I’ve been wanting to read The Rosie Project for some time. I even got myself a library card for the sake of reading it but I just didn’t. When I found a second-hand copy of it at Salvation Army shop, I thought, it was time…
The Rosie Project is witty and the lead character reminded me of a few people. Actually, he is a combination of a geek friend, my editor-in-chief and a Russian guy whom I recently met. To be more precise, that geek friend represents Don’s pleasantly cute side of his personality. Our friend is extremely smart but different and clumsy in social situations. My editor-in-chief back in Turkey also takes notes whilst watching a movie, like Don, even if he’s watching it at a theatre and it’s dark. For some reason, he is still single. Shocking! The Russian guy is also quite bright but he represents Don’s unpleasant side.And that’s the reason why I do not have plans of catching up with him again.
Here’s my favourite bits and pieces from The Rosie Project:
All ice-cream tastes essentially the same, due to chilling of the tastebuds. This is especially true of fruit flavours.
Her red hair was spiky like some new species of cactus.
But I’m not good at understanding what other people want.’
‘Tell me something I don’t know,’ said Rosie for no obvious reason.
I quickly searched my mind for an interesting fact.
‘Ahhh…The testicles of drone bees and wasp spiders explode during sex.’
If you really love someone,’ Claudia continued, ‘you have to be prepared to accept them as they are. Maybe you hope that one day they get a wake-up call and make the changes for their own reasons.
Restaurants are minefields for the socially inept.
How can you tell if someone is a vegan? Just wait ten minutes and they’ll tell you.
Why do we focus on certain things at the expense of others? We will risk our lives to save a person from drowning, yet not make a donation that could save dozens of children from starvation.
Standardised Meal System
1. No need to accumulate recipe books.
2. Standard shopping list—hence very efficient shopping.

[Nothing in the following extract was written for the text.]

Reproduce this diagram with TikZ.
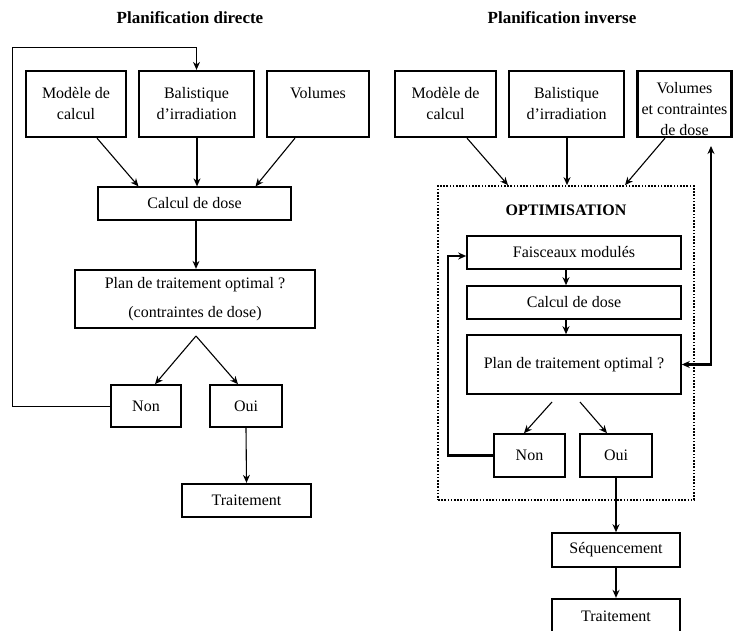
\documentclass[tikz,border=0pt]{standalone}
\usepackage{fontspec}
\setmainfont{Liberation Serif}
\usetikzlibrary{arrows.meta}
\begin{document}
\begin{tikzpicture}[x=1pt,y=-1pt,
  every node/.style={font=\fontsize{16}{21}\selectfont, inner sep=0pt, align=center},
  tbox/.style={draw, line width=2.3pt},
  nbox/.style={draw, line width=1.6pt},
  fbox/.style={draw, line width=1.2pt},
  title/.style={font=\fontsize{17}{21}\selectfont\bfseries},
  arr/.style={-{Stealth[length=8pt,width=7pt]}, line width=1.1pt},
  arrt/.style={-{Stealth[length=8pt,width=7pt]}, line width=2.1pt},
  dotbox/.style={draw, line width=1.7pt, dash pattern=on 1.6pt off 1.6pt}
]
\useasboundingbox (0,0) rectangle (733,631);

% ---------------- Left: Planification directe
\node[title] (t1) at (190,18) {Planification directe};
\node[tbox, minimum width=100, minimum height=66] (mod1) at (76,104) {Modèle de\\calcul};
\node[tbox, minimum width=115, minimum height=66] (bal1) at (196.5,104) {Balistique\\d’irradiation};
\node[tbox, minimum width=102, minimum height=66] (vol1) at (318,104) {Volumes\\\phantom{calcul}};
\node[fbox, minimum width=193, minimum height=33] (calc1) at (194.5,203.5) {Calcul de dose};
\node[tbox, minimum width=240, minimum height=58] (plan1) at (195,299) {Plan de traitement optimal ?\\[8pt](contraintes de dose)};
\node[nbox, minimum width=70, minimum height=42] (non1) at (146,406) {Non};
\node[nbox, minimum width=72, minimum height=42] (oui1) at (246,406) {Oui};
\node[tbox, minimum width=129, minimum height=33] (trt1) at (246.5,500.5) {Traitement};

\draw[arr] ([xshift=21]mod1.south) -- ([xshift=-56]calc1.north);
\draw[arrt] ([xshift=0.5]bal1.south) -- ([xshift=2.5]calc1.north);
\draw[arr] ([xshift=-23]vol1.south) -- ([xshift=61]calc1.north);
\draw[arr] ([xshift=1.5]calc1.south) -- ([xshift=1]plan1.north);
\coordinate (sp1) at (196,336);
\draw[arr] (sp1) -- ([xshift=9]non1.north);
\draw[arr] (sp1) -- ([xshift=-8]oui1.north);
\draw[arr] (oui1.south) -- (trt1.north);
\coordinate (fb1) at (12,47);
\draw[arr, line width=0.9pt] (non1.west) -| (fb1) -| (bal1.north);

% ---------------- Right: Planification inverse
\node[title] (t2) at (562,18) {Planification inverse};
\node[tbox, minimum width=101, minimum height=66] (mod2) at (445.5,104) {Modèle de\\calcul};
\node[tbox, minimum width=115, minimum height=66] (bal2) at (566.5,104) {Balistique\\d’irradiation};
\node[tbox, minimum width=94, minimum height=66] (vol2) at (684.5,104) {};
\node[font=\fontsize{16}{21}\selectfont] (vol2t) at (684.5,109) {Volumes\\et contraintes\\de dose};

\node[dotbox, minimum width=256, minimum height=314] (opt) at (566,343) {};
\node[font=\fontsize{16}{21}\selectfont\bfseries] (optt) at (566,210) {OPTIMISATION};

\node[nbox, minimum width=214, minimum height=33] (fais) at (574,252.5) {Faisceaux modulés};
\node[nbox, minimum width=214, minimum height=33] (calc2) at (574,302.5) {Calcul de dose};
\node[nbox, minimum width=214, minimum height=59] (plan2) at (574,364.5) {Plan de traitement optimal ?};
\node[nbox, minimum width=71, minimum height=43] (non2) at (529.5,455.5) {Non};
\node[nbox, minimum width=72, minimum height=43] (oui2) at (616,455.5) {Oui};
\node[nbox, minimum width=128, minimum height=34] (seq) at (616,550) {Séquencement};
\node[tbox, minimum width=128, minimum height=34] (trt2) at (616,616) {Traitement};

\draw[arr] ([xshift=21.5]mod2.south) -- ([xshift=-58]opt.north);
\draw[arrt] ([xshift=0.5]bal2.south) -- ([xshift=1]opt.north);
\draw[arr] ([xshift=-19.5]vol2.south) -- ([xshift=59]opt.north);
\draw[arrt] ([xshift=-8]fais.south) -- ([xshift=-8]calc2.north);
\draw[arrt] ([xshift=-8]calc2.south) -- ([xshift=-8]plan2.north);
\coordinate (vt) at (711,146);
\draw[{Stealth[length=8pt,width=7pt]}-{Stealth[length=8pt,width=7pt]}, line width=2.1pt] (plan2.east) -| (vt);
\draw[arr] (552,402) -- ([xshift=-5.5]non2.north);
\draw[arr] (580,402) -- ([xshift=-9]oui2.north);
\coordinate (fb2) at (448,256);
\draw[arrt] (non2.west) -| (fb2) -- (fais.west |- fb2);
\draw[arrt] (oui2.south) -- (seq.north);
\draw[arrt] (seq.south) -- (trt2.north);
\end{tikzpicture}
\end{document}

3. Almost zero waste—nothing in the refrigerator or pantry unless required for one of the recipes.
4. Diet planned and nutritionally balanced in advance.
5. No time wasted wondering what to cook.
6. No mistakes, no unpleasant surprises.
7. Excellent food, superior to most restaurants at a much lower price (see point 3).
8. Minimal cognitive load required.
The first candidate was Dr Peter Enticott, who lived locally. The other, Alan McPhee, had died from prostate cancer, which was good news for Rosie, as, lacking a prostate gland, she could not inherit it. Apparently he had been an oncologist, but had not detected the cancer in himself, a not-uncommon scenario. Humans often fail to see what is close to them and obvious to others.
The Porsche would be the perfect vehicle to lend to someone you did not like.
I was not sure how well I could imitate a regular human being, but I agreed to the walk.
‘You gave him alcohol?’ I presumed this was in violation of his personal or religious standards.
‘Maybe he’ll miss out on his seventy-two virgins.’
I was familiar with this religious theory. My public position, as negotiated with the Dean, is that I regard all non-science based beliefs as having equal merit. But I found this one curious.
Feel! Feel, feel, feel! Feelings were disrupting my sense of well-being.
I am perfectly happy to detect, recognise and analyse emotions. This is a useful skill and I would like to be better at it.
I diagnosed brain overload and set up a spreadsheet to analyse the situation.
My concern was more with social faux pas. It would be terrible to lose the perfect relationship because I failed to detect sarcasm or looked into her eyes for greater or less than the conventional period of time.
I had an immediate negative reaction to him. I am generally not competent at assessing other humans, except through the content of their conversation or written communication.
‘You want to share a taxi?’ asked Rosie.
It seemed a sensible use of fossil fuel.
We had both drunk a substantial quantity of champagne, and alcohol is notorious for encouraging unwise decisions about sex.
‘The one time you think before you speak is the one time you shouldn’t have.’
Freyberg is not fine. But if it’s Freyberg it would explain why my mother kept mum. No pun intended.
I now believe that virtually all my problems could be attributed to my brain being configured differently from those of the majority of humans.
Take notice of your emotions as well as logic. Emotions have their own logic.
‘You’re in a different place, you’re in different clothes. When the medieval pilgrims used to arrive at Santiago after walking hundreds of kilometres they burned their clothes to symbolise that they’d changed. I’m not asking you to burn your clothes—yet.
My original schedule specified a steakhouse, but now that we were in the pattern of eating together, I would need to select a restaurant suitable for a sustainable-seafood-eating ‘vegetarian’.
I didn’t have years. But I am a quick learner and was in human-sponge mode.